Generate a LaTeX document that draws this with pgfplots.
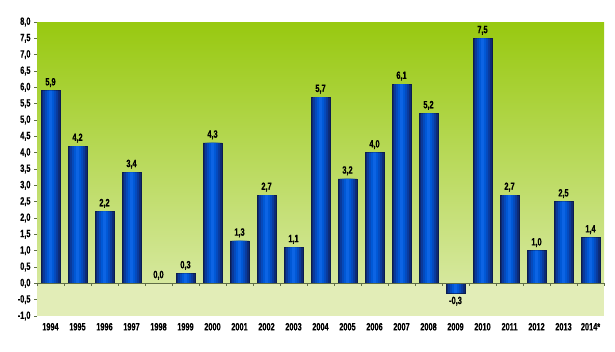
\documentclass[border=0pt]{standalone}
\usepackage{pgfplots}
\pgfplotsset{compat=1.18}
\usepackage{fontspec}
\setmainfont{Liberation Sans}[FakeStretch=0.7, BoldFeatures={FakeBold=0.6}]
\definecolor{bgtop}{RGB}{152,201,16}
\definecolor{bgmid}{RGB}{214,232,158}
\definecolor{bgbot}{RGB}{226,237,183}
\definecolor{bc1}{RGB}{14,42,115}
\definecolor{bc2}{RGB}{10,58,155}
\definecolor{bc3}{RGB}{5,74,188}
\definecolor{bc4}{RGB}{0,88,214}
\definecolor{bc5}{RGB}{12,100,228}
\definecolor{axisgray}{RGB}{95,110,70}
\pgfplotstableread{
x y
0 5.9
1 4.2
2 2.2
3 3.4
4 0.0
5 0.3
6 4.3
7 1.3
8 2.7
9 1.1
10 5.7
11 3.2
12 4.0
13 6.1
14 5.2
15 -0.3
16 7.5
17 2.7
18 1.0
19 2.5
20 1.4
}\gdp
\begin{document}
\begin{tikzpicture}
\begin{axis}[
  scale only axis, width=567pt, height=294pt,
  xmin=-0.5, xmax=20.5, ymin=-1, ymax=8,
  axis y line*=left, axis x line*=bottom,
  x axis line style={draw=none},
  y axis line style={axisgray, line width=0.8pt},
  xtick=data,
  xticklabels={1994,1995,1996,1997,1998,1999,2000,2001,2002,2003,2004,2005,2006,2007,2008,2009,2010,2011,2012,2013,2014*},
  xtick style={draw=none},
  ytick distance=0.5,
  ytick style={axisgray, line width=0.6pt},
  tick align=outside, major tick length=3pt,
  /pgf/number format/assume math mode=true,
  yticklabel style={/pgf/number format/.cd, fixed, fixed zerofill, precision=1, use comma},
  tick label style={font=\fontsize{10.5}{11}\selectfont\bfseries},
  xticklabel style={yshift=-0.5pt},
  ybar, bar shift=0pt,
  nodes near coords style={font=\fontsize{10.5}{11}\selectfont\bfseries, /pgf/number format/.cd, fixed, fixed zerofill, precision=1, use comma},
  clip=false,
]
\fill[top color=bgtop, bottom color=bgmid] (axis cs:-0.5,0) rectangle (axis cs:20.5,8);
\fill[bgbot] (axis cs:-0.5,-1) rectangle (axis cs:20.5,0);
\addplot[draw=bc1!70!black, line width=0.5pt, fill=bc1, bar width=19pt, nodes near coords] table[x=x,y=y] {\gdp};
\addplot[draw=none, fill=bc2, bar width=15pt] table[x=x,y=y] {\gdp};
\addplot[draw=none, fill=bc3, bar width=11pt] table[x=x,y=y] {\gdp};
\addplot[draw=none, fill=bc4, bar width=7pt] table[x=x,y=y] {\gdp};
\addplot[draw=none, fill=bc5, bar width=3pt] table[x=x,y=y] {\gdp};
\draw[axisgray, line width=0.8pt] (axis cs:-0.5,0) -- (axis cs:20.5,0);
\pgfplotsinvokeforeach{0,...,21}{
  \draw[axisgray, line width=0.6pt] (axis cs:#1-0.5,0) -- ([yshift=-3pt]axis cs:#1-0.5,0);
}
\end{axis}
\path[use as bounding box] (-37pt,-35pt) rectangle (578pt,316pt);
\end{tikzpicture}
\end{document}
+===+
> **OBJECTIVE**
Reproduce every line precisely as given, omitting all pictures.

> **WRITTEN SOLUTION**
Generate a LaTeX document that draws this with pgfplots.
\documentclass[border=0pt]{standalone}
\usepackage{pgfplots}
\pgfplotsset{compat=1.18}
\usepackage{fontspec}
\setmainfont{Liberation Sans}[FakeStretch=0.7, BoldFeatures={FakeBold=0.6}]
\definecolor{bgtop}{RGB}{152,201,16}
\definecolor{bgmid}{RGB}{214,232,158}
\definecolor{bgbot}{RGB}{226,237,183}
\definecolor{bc1}{RGB}{14,42,115}
\definecolor{bc2}{RGB}{10,58,155}
\definecolor{bc3}{RGB}{5,74,188}
\definecolor{bc4}{RGB}{0,88,214}
\definecolor{bc5}{RGB}{12,100,228}
\definecolor{axisgray}{RGB}{95,110,70}
\pgfplotstableread{
x y
0 5.9
1 4.2
2 2.2
3 3.4
4 0.0
5 0.3
6 4.3
7 1.3
8 2.7
9 1.1
10 5.7
11 3.2
12 4.0
13 6.1
14 5.2
15 -0.3
16 7.5
17 2.7
18 1.0
19 2.5
20 1.4
}\gdp
\begin{document}
\begin{tikzpicture}
\begin{axis}[
  scale only axis, width=567pt, height=294pt,
  xmin=-0.5, xmax=20.5, ymin=-1, ymax=8,
  axis y line*=left, axis x line*=bottom,
  x axis line style={draw=none},
  y axis line style={axisgray, line width=0.8pt},
  xtick=data,
  xticklabels={1994,1995,1996,1997,1998,1999,2000,2001,2002,2003,2004,2005,2006,2007,2008,2009,2010,2011,2012,2013,2014*},
  xtick style={draw=none},
  ytick distance=0.5,
  ytick style={axisgray, line width=0.6pt},
  tick align=outside, major tick length=3pt,
  /pgf/number format/assume math mode=true,
  yticklabel style={/pgf/number format/.cd, fixed, fixed zerofill, precision=1, use comma},
  tick label style={font=\fontsize{10.5}{11}\selectfont\bfseries},
  xticklabel style={yshift=-0.5pt},
  ybar, bar shift=0pt,
  nodes near coords style={font=\fontsize{10.5}{11}\selectfont\bfseries, /pgf/number format/.cd, fixed, fixed zerofill, precision=1, use comma},
  clip=false,
]
\fill[top color=bgtop, bottom color=bgmid] (axis cs:-0.5,0) rectangle (axis cs:20.5,8);
\fill[bgbot] (axis cs:-0.5,-1) rectangle (axis cs:20.5,0);
\addplot[draw=bc1!70!black, line width=0.5pt, fill=bc1, bar width=19pt, nodes near coords] table[x=x,y=y] {\gdp};
\addplot[draw=none, fill=bc2, bar width=15pt] table[x=x,y=y] {\gdp};
\addplot[draw=none, fill=bc3, bar width=11pt] table[x=x,y=y] {\gdp};
\addplot[draw=none, fill=bc4, bar width=7pt] table[x=x,y=y] {\gdp};
\addplot[draw=none, fill=bc5, bar width=3pt] table[x=x,y=y] {\gdp};
\draw[axisgray, line width=0.8pt] (axis cs:-0.5,0) -- (axis cs:20.5,0);
\pgfplotsinvokeforeach{0,...,21}{
  \draw[axisgray, line width=0.6pt] (axis cs:#1-0.5,0) -- ([yshift=-3pt]axis cs:#1-0.5,0);
}
\end{axis}
\path[use as bounding box] (-37pt,-35pt) rectangle (578pt,316pt);
\end{tikzpicture}
\end{document}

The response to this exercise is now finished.